I think it was the idea of “stories” and page “themes” or “aesthetics” which made me realize it. Watching the curation of it all. Carefully capturing and selecting images and videos, and then thoughtfully arranging them to portray a message. Seeing that message through to the caption and location. It’s the work of content creation, at a personal but potentially massive scale. Think of Solange Knowles’ branding done simply through Instagram — her stories and posts are cohesive, thoughtful and provide insight into her artistry. It’s personal, but with her follower count of 2.8 million, it’s powerful.
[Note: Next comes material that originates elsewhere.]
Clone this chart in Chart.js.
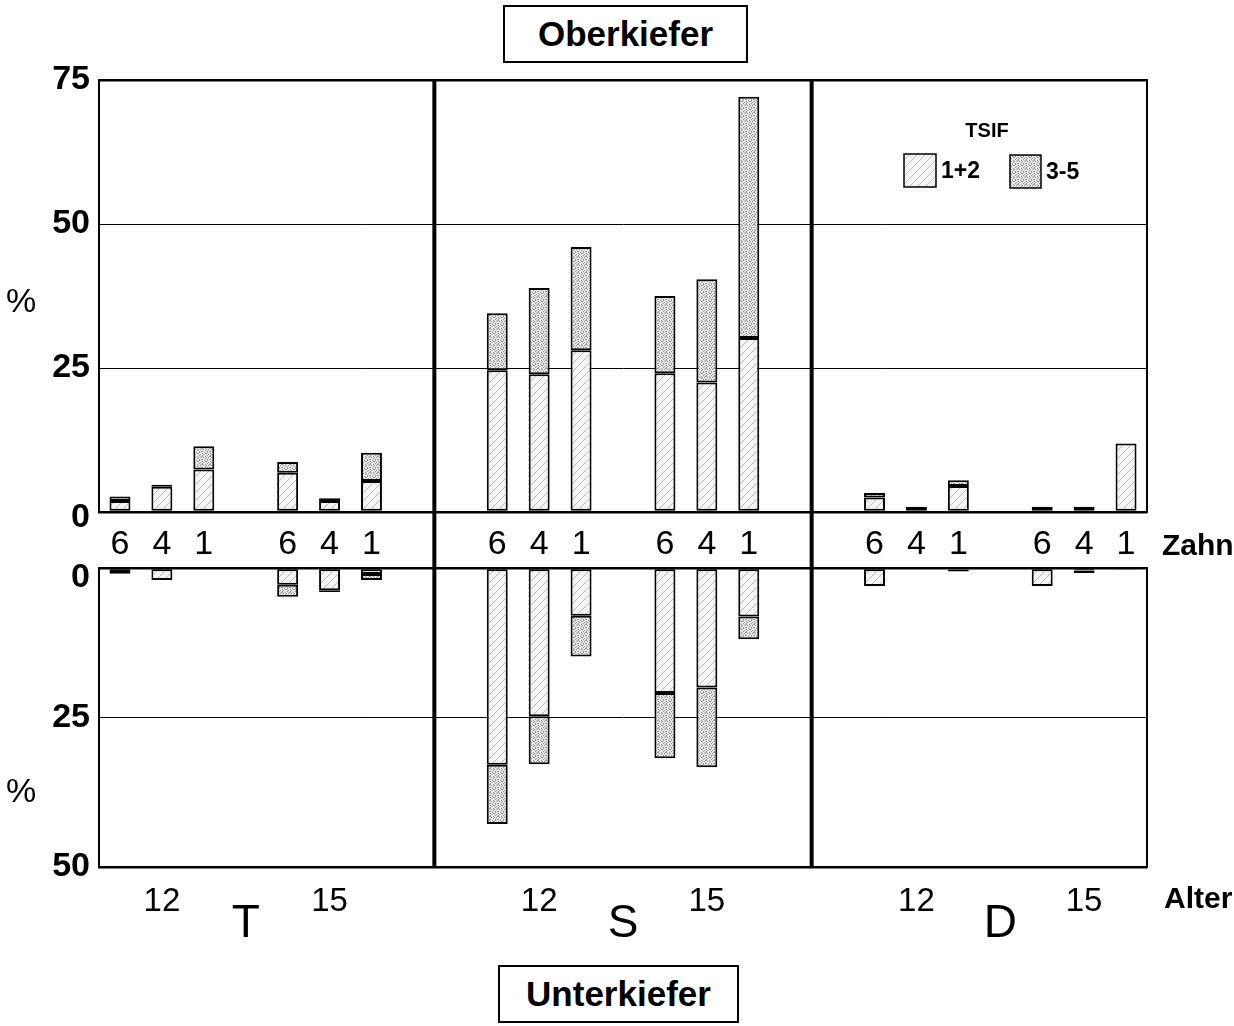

Beyond the visual realm, Twitter also has allowed everyone to take on this role. Think of all the threads you’ve read; all the tweets; all the tweets which lead to quote tweets; all the hashtags; all the Moments. Twitter has provided its users with an opportunity to make one another laugh, cry and understand within 140 characters, sometimes supplemented by corresponding visuals like pictures, videos or gifs. But that’s just Twitter. Think of spaces like Medium, which similarly allow anyone to create and share content at length.
So what does that mean for those who choose “Content Creator” as an occupational title? Does that make our job harder, or easier? More or less important?
The answer, of course, is all four of the plausible.
It is harder in the sense that it requires an elevated level of creativity and strategy, as it becomes more challenging to stand out and easier to have your voice lost amist the noise, chatter and clickbait of the digital world. And yet it is easier, as there is never a lack of inspiration, ideas or direction; you hardly ever run out of story ideas and there is almost always a cure for writers’ (or creators’) block. It is more important in the sense that someone has to set a cultural standard that the masses both respect and aspire to. But also less important, as nearly all of us have become disposable and replaceable; as the message now has countless messengers.
So regardless of where you land on the creative spectrum — of just how much of a content creator you are — if you are regularly telling stories and communicating through posting and sharing, you are a “Content Creator.” Put it in your bio.